Welcome to day 3. I'm back at work, so the stream of posts is going to slow down to a trickle.

You could just say Let's Dance is Scary Monsters part 2, but it's not really. Bowie changed record labels, so while it is a continuation of Scary Monsters musically (it's actually a refocusing of Young Americans, now with Stevie Ray Vaughn), it's the start of the real 80s Bowie that i don't actually have physical copies of; youtube it is.

https://www.youtube.com/playlist?list=PLgfSRLUDoi5exYY6tvsG-M_Q5pacJ_odF

Critics say this is the last "old Bowie" album, but it's the first hit songs album. To say Bowie now had 17 million dollars is a misunderstanding of corporate finances.

EMI started a new ledger called "David Bowie" and allotted $17.whatever-million to it as working capital.
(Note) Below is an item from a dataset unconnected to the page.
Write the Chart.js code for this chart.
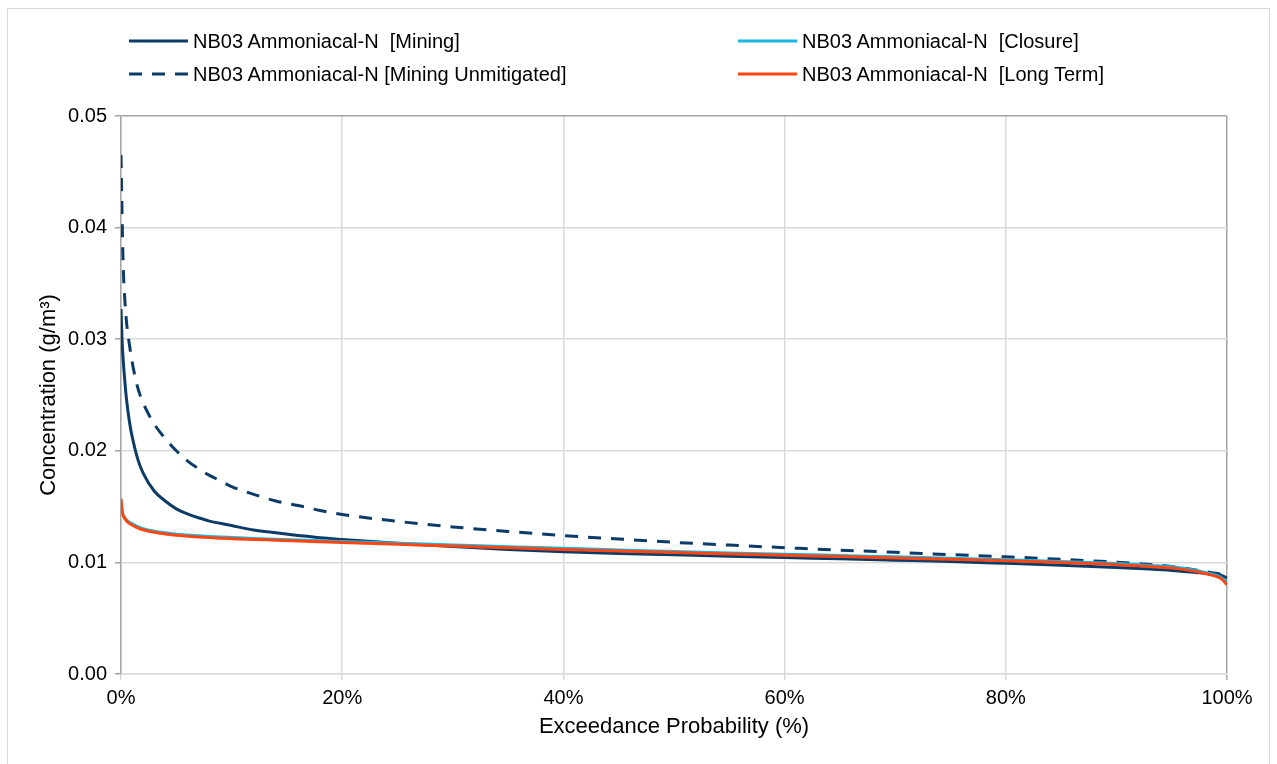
<!DOCTYPE html>
<html>
<head>
<meta charset="utf-8">
<script src="https://cdn.jsdelivr.net/npm/chart.js@4.4.1/dist/chart.umd.min.js"></script>
<style>
  html, body { margin: 0; padding: 0; background: #fff; }
  body { width: 1277px; height: 764px; position: relative; overflow: hidden; font-family: "Liberation Sans", Arial, sans-serif; }
  #frame { position: absolute; left: 7px; top: 8px; width: 1263px; height: 780px; border: 1px solid #d9d9d9; box-sizing: border-box; }
  #chartBox { position: absolute; left: 0; top: 0; }
  .leg { position: absolute; font-size: 20px; line-height: 24px; color: #000; white-space: pre; display: flex; align-items: center; }
  .leg svg { margin-right: 5px; }
</style>
</head>
<body>
<div id="frame"></div>
<canvas id="chartBox" width="1277" height="764"></canvas>
<div id="legend"></div>
<script>
// exceedance probability (%) shared by all series
const probPct = [0, 0.1, 0.2, 0.35, 0.5, 0.75, 1, 1.5, 2, 3, 4, 5, 6, 7, 8, 9, 10, 12, 14, 16, 18, 20,
  25, 30, 35, 40, 45, 50, 55, 60, 65, 70, 75, 80, 85, 90, 93, 95, 97, 98, 99, 99.5, 100];

// concentrations (g/m3)
const concMining = [0.0327, 0.0298, 0.0281, 0.0262, 0.0246, 0.0227, 0.0213, 0.0193, 0.0180, 0.0164, 0.0155,
  0.0148, 0.01435, 0.0140, 0.0137, 0.0135, 0.0133, 0.0129, 0.01265, 0.01242, 0.0122, 0.01205,
  0.01172, 0.01142, 0.01115, 0.01095, 0.0108, 0.01068, 0.01055, 0.01043, 0.01032, 0.0102, 0.01008, 0.00992,
  0.00975, 0.00955, 0.0094, 0.00928, 0.00912, 0.00903, 0.00893, 0.00883, 0.0086];

const concUnmitigated = [0.0465, 0.0410, 0.0365, 0.0335, 0.0315, 0.0296, 0.0280, 0.0257, 0.0243, 0.0224, 0.0211,
  0.0200, 0.0191, 0.0184, 0.0178, 0.0173, 0.0168, 0.0161, 0.0155, 0.0151, 0.01465, 0.0143,
  0.01368, 0.01318, 0.01277, 0.0124, 0.0121, 0.0118, 0.01155, 0.01132, 0.0111, 0.0109, 0.0107, 0.0105,
  0.01028, 0.01002, 0.00982, 0.00963, 0.00935, 0.00918, 0.00902, 0.0089, 0.0087];

const concClosure = [0.0155, 0.0146, 0.01425, 0.0140, 0.01382, 0.0136, 0.01345, 0.0132, 0.01302, 0.0128, 0.01265,
  0.01253, 0.01245, 0.01238, 0.01232, 0.01227, 0.01223, 0.01215, 0.01208, 0.01201, 0.01194, 0.01188,
  0.01172, 0.01157, 0.01141, 0.01126, 0.01112, 0.01098, 0.01085, 0.01073, 0.01062, 0.0105, 0.01038, 0.01024,
  0.01008, 0.0099, 0.00973, 0.0096, 0.00933, 0.0091, 0.00885, 0.00862, 0.0082];

const concLongTerm = [0.0157, 0.0146, 0.0142, 0.01392, 0.01372, 0.0135, 0.01335, 0.0131, 0.01292, 0.0127, 0.01255,
  0.01243, 0.01235, 0.01228, 0.01222, 0.01217, 0.01213, 0.01206, 0.01199, 0.01192, 0.01185, 0.01178,
  0.01162, 0.01147, 0.01131, 0.01116, 0.01102, 0.01088, 0.01075, 0.01063, 0.01052, 0.0104, 0.01028, 0.01014,
  0.00998, 0.0098, 0.00963, 0.0095, 0.00922, 0.009, 0.00875, 0.00852, 0.0080];

const xTicks = [0, 20, 40, 60, 80, 100];
const yTicks = [0, 0.01, 0.02, 0.03, 0.04, 0.05];

// colours
const COL_NAVY   = "#0b3b66";
const COL_CYAN   = "#19b6e3";
const COL_ORANGE = "#ff4512";
const GRID_LIGHT = "#d9d9d9";
const GRID_DARK  = "#a6a6a6";
const DASH = [13, 10];

const series = [
  { label: "NB03 Ammoniacal-N  [Mining]", data: concMining, color: COL_NAVY, dash: [], order: 4 },
  { label: "NB03 Ammoniacal-N [Mining Unmitigated]", data: concUnmitigated, color: COL_NAVY, dash: DASH, order: 3 },
  { label: "NB03 Ammoniacal-N  [Closure]", data: concClosure, color: COL_CYAN, dash: [], order: 2 },
  { label: "NB03 Ammoniacal-N  [Long Term]", data: concLongTerm, color: COL_ORANGE, dash: [], order: 1 }
];

// html legend, two columns
const legPos = [[129, 29], [129, 62], [738, 29], [738, 62]];
const legEl = document.getElementById("legend");
series.forEach((s, i) => {
  const d = document.createElement("div");
  d.className = "leg";
  d.style.left = legPos[i][0] + "px";
  d.style.top = legPos[i][1] + "px";
  const dashAttr = s.dash.length ? ` stroke-dasharray="${s.dash.join(" ")}"` : "";
  d.innerHTML = `<svg width="59" height="6"><line x1="0" y1="3" x2="59" y2="3" stroke="${s.color}" stroke-width="3"${dashAttr}/></svg>`;
  d.appendChild(document.createTextNode(s.label));
  legEl.appendChild(d);
});

Chart.defaults.font.family = '"Liberation Sans", Arial, sans-serif';
Chart.defaults.font.size = 20;
Chart.defaults.color = "#000";

const ctx = document.getElementById("chartBox").getContext("2d");
const chart = new Chart(ctx, {
  type: "line",
  data: {
    datasets: series.map(s => ({
      label: s.label,
      data: probPct.map((p, i) => ({ x: p, y: s.data[i] })),
      borderColor: s.color,
      backgroundColor: s.color,
      borderWidth: 3,
      borderDash: s.dash,
      pointRadius: 0,
      cubicInterpolationMode: "monotone",
      fill: false,
      order: s.order
    }))
  },
  options: {
    responsive: false,
    animation: false,
    layout: { padding: { top: 116, right: 50, bottom: 0, left: 0 } },
    plugins: { legend: { display: false }, tooltip: { enabled: false } },
    scales: {
      x: {
        type: "linear",
        min: 0,
        max: 100,
        afterFit(s) { s.height = 90; },
        afterBuildTicks(s) { s.ticks = xTicks.map(v => ({ value: v })); },
        ticks: { callback: v => v + "%", padding: 6, maxRotation: 0 },
        grid: {
          color: c => (c.tick && c.tick.value === 100 ? GRID_DARK : GRID_LIGHT),
          lineWidth: 1.5,
          tickLength: 6
        },
        border: { color: GRID_LIGHT, width: 1.5 },
        title: { display: true, text: "Exceedance Probability (%)", font: { size: 22 }, padding: { bottom: 24 } }
      },
      y: {
        min: 0,
        max: 0.05,
        afterFit(s) { s.width = 121; },
        afterBuildTicks(s) { s.ticks = yTicks.map(v => ({ value: v })); },
        ticks: { callback: v => v.toFixed(2), padding: 8 },
        grid: {
          color: c => (c.tick && c.tick.value === 0.05 ? GRID_DARK : GRID_LIGHT),
          tickColor: GRID_DARK,
          lineWidth: 1.5,
          tickLength: 6
        },
        border: { color: GRID_DARK, width: 1.5 },
        title: { display: true, text: "Concentration (g/m³)", font: { size: 22 }, padding: { top: 36 } }
      }
    }
  }
});
</script>
</body>
</html>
Bowie's new job was to make a profit from that by being David Bowie. He hired Nile Rogers, said "Darling, make me some hit records" a lot, and most everyone thinks it's crap. I didn't invent my earlier Phil Collins comparison, that's exactly the name Bowie used to describe this period of his career.
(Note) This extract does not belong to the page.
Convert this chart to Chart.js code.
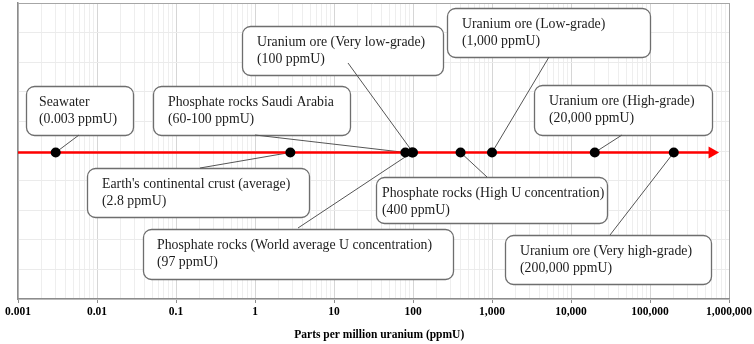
<!DOCTYPE html>
<html>
<head>
<meta charset="utf-8">
<script src="https://cdn.jsdelivr.net/npm/chart.js@4"></script>
<style>
  html, body { margin: 0; padding: 0; background: #ffffff; }
  #wrap { width: 754px; height: 344px; }
</style>
</head>
<body>
<div id="wrap"><canvas id="c" width="754" height="344"></canvas></div>
<script>
// ---------------- data ----------------
const majorTicks = [0.001, 0.01, 0.1, 1, 10, 100, 1000, 10000, 100000, 1000000];
const tickLabels = ['0.001', '0.01', '0.1', '1', '10', '100', '1,000', '10,000', '100,000', '1,000,000'];
const axisTitle = 'Parts per million uranium (ppmU)';

const lineLevel = 4.95;          // vertical level of the red arrow line
const arrowStart = 0.001;        // red line start (ppmU)
const arrowEnd = 610000;         // red line end / arrow head centre (ppmU)

const calloutTitles = [
  'Seawater',
  'Phosphate rocks Saudi Arabia',
  'Uranium ore (Very low-grade)',
  'Uranium ore (Low-grade)',
  'Uranium ore (High-grade)',
  "Earth's continental crust (average)",
  'Phosphate rocks (World average U concentration)',
  'Phosphate rocks (High U concentration)',
  'Uranium ore (Very high-grade)'
];
const calloutValuesText = [
  '(0.003 ppmU)',
  '(60-100 ppmU)',
  '(100 ppmU)',
  '(1,000 ppmU)',
  '(20,000 ppmU)',
  '(2.8 ppmU)',
  '(97 ppmU)',
  '(400 ppmU)',
  '(200,000 ppmU)'
];
const pointValues = [0.003, 80, 100, 1000, 20000, 2.8, 97, 400, 200000];

// ---------------- layout (callout boxes, px relative to chart area top-left) ----------------
// [dx, dy, width, height, leaderStartDx, leaderStartDy, textPadLeft]
const boxLayout = [
  [8, 83, 107, 49, 61, 132, 13],
  [135, 83, 197, 49, 237, 132, 15],
  [224, 23, 201, 49, 330, 60, 15],
  [429, 5, 203, 49, 531, 54, 15],
  [516, 82, 178, 50, 604, 132, 15],
  [69, 165, 222, 49, 182, 165, 15],
  [125, 226, 310, 50, 280, 225, 14],
  [358, 174, 231, 46, 469, 174, 6],
  [487, 232, 206, 49, 592, 232, 15]
];

const isPow10 = v => Math.abs(Math.log10(v) - Math.round(Math.log10(v))) < 1e-9;

function roundRect(ctx, x, y, w, h, r) {
  ctx.beginPath();
  ctx.moveTo(x + r, y);
  ctx.lineTo(x + w - r, y);
  ctx.arcTo(x + w, y, x + w, y + r, r);
  ctx.lineTo(x + w, y + h - r);
  ctx.arcTo(x + w, y + h, x + w - r, y + h, r);
  ctx.lineTo(x + r, y + h);
  ctx.arcTo(x, y + h, x, y + h - r, r);
  ctx.lineTo(x, y + r);
  ctx.arcTo(x, y, x + r, y, r);
  ctx.closePath();
}

const calloutPlugin = {
  id: 'callouts',
  beforeDatasetsDraw(chart) {
    const { ctx, chartArea, scales } = chart;
    const xs = scales.x, ys = scales.y;
    ctx.save();
    boxLayout.forEach((b, i) => {
      const x = chartArea.left + b[0], y = chartArea.top + b[1];
      roundRect(ctx, x + 0.5, y + 0.5, b[2], b[3], 8);
      ctx.fillStyle = '#ffffff';
      ctx.fill();
      ctx.lineWidth = 1.3;
      ctx.strokeStyle = '#6e6e6e';
      ctx.stroke();
      ctx.fillStyle = '#1c1c1c';
      ctx.font = '13.8px "Liberation Serif", "Times New Roman", serif';
      ctx.textBaseline = 'middle';
      ctx.textAlign = 'left';
      ctx.fillText(calloutTitles[i], x + b[6], y + 16.5);
      ctx.fillText(calloutValuesText[i], x + b[6], y + 33.5);
    });
    boxLayout.forEach((b, i) => {
      const sx = chartArea.left + b[4], sy = chartArea.top + b[5];
      const ex = xs.getPixelForValue(pointValues[i]);
      const ey = ys.getPixelForValue(lineLevel);
      ctx.beginPath();
      ctx.moveTo(sx, sy);
      ctx.lineTo(ex, ey);
      ctx.lineWidth = 1;
      ctx.strokeStyle = '#555555';
      ctx.stroke();
    });
    ctx.restore();
  }
};

const allTicks = [];
for (let k = -3; k <= 5; k++) {
  for (let m = 1; m <= 9; m++) allTicks.push(m * Math.pow(10, k));
}
allTicks.push(1000000);

new Chart(document.getElementById('c'), {
  type: 'scatter',
  data: {
    datasets: [
      {
        label: 'points',
        order: 0,
        data: pointValues.map(v => ({ x: v, y: lineLevel })),
        showLine: false,
        pointRadius: 5,
        pointHoverRadius: 5,
        pointBackgroundColor: '#000000',
        pointBorderColor: '#000000',
        pointBorderWidth: 0
      },
      {
        label: 'arrow',
        order: 1,
        data: [{ x: arrowStart, y: lineLevel }, { x: arrowEnd, y: lineLevel }],
        showLine: true,
        borderColor: '#ff0000',
        borderWidth: 2.5,
        pointStyle: 'triangle',
        rotation: 90,
        pointRadius: ctx => ctx.dataIndex === 1 ? 7 : 0,
        pointHoverRadius: ctx => ctx.dataIndex === 1 ? 7 : 0,
        pointBackgroundColor: '#ff0000',
        pointBorderColor: '#ff0000',
        pointBorderWidth: 0
      }
    ]
  },
  options: {
    responsive: false,
    animation: false,
    devicePixelRatio: 1,
    layout: { autoPadding: false, padding: { left: 0, right: 25, top: 3, bottom: 0 } },
    plugins: { legend: { display: false }, tooltip: { enabled: false } },
    scales: {
      x: {
        type: 'logarithmic',
        min: 0.001,
        max: 1000000,
        afterBuildTicks: scale => {
          scale.ticks = allTicks.map(v => ({ value: v, major: isPow10(v) }));
        },
        afterFit: scale => { scale.height = 45; },
        ticks: {
          autoSkip: false,
          maxRotation: 0,
          minRotation: 0,
          padding: 2,
          color: '#000000',
          font: { family: '"Liberation Serif", "Times New Roman", serif', size: 11.5, weight: 'bold' },
          callback: function (value) {
            if (!isPow10(value)) return '';
            const idx = majorTicks.findIndex(t => Math.abs(Math.log10(t) - Math.log10(value)) < 1e-9);
            return idx >= 0 ? tickLabels[idx] : '';
          }
        },
        grid: {
          color: ctx => {
            const v = ctx.tick && ctx.tick.value;
            if (v === undefined) return '#eeeeee';
            if (Math.abs(v - 1000000) < 1) return '#a6a6a6';
            return isPow10(v) ? '#d6d6d6' : '#eeeeee';
          },
          tickColor: ctx => (ctx.tick && isPow10(ctx.tick.value)) ? '#8c8c8c' : 'rgba(0,0,0,0)',
          tickLength: 4,
          lineWidth: 1
        },
        border: { color: '#8c8c8c', width: 1.5 },
        title: {
          display: true,
          text: '\u00a0\u00a0\u00a0\u00a0' + axisTitle,
          color: '#000000',
          font: { family: '"Liberation Serif", "Times New Roman", serif', size: 11.5, weight: 'bold' },
          padding: { top: 0, bottom: 2 }
        }
      },
      y: {
        type: 'linear',
        min: 0,
        max: 10,
        afterFit: scale => { scale.width = 18; },
        ticks: { display: false, stepSize: 1 },
        grid: {
          drawTicks: false,
          color: ctx => (ctx.tick && ctx.tick.value === 10) ? '#a6a6a6' : '#ebebeb',
          lineWidth: 1
        },
        border: { color: '#8c8c8c', width: 1.5 }
      }
    }
  },
  plugins: [calloutPlugin]
});
</script>
</body>
</html>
They are still working with material from the Berlin period, and first on the list of hits is China Girl, from Iggy Pop's album. Nile assumed it was about doing speedballs (cocaine and heroin at the same time), so that's why Bowie's version sounds like a Studio 54 party. Iggy of course wrote it about an actual person, Kuelan Nguyen.

Why does he need hit records? Well nobody liked the "solo" albums he made, and the Tin Machine side project was just a tangential creative outlet to make himself happy. Bowie proper is it's own subsidiary corporation now. It's not 17M in Bowie's bank account, it's 17M to pay to producers and studios and musicians and marketing and TV time and fly around the world to do all this brand stuff. Every penny gets recouped before Bowie gets his first penny.

Obviously i'm at work and i can't really listen to it like the others at the moment, but none of this is bad in my opinion. It's undeniably 80s, or what the 80s would become, because Bowie actually lives 5 years ahead of schedule. I don't get the embarrassment about it, it might not sound like he wanted it to sound, but it's still listenable to me. Modern Love is a great song, and the faux disco vibes don't bother me at all.

Except for 1 thing. You know how Bowie's voice just kind of floats along in the verses of the title track, Let's Dance? Like he's not really connected anymore? That's the Bowie i don't like. That's what i hated about Heroes.

Honestly, i hear this as the right way to do "Heroes." I suspect, however, the next couple won't be as enjoyable for me, but i've been wrong a time or two. Who knows?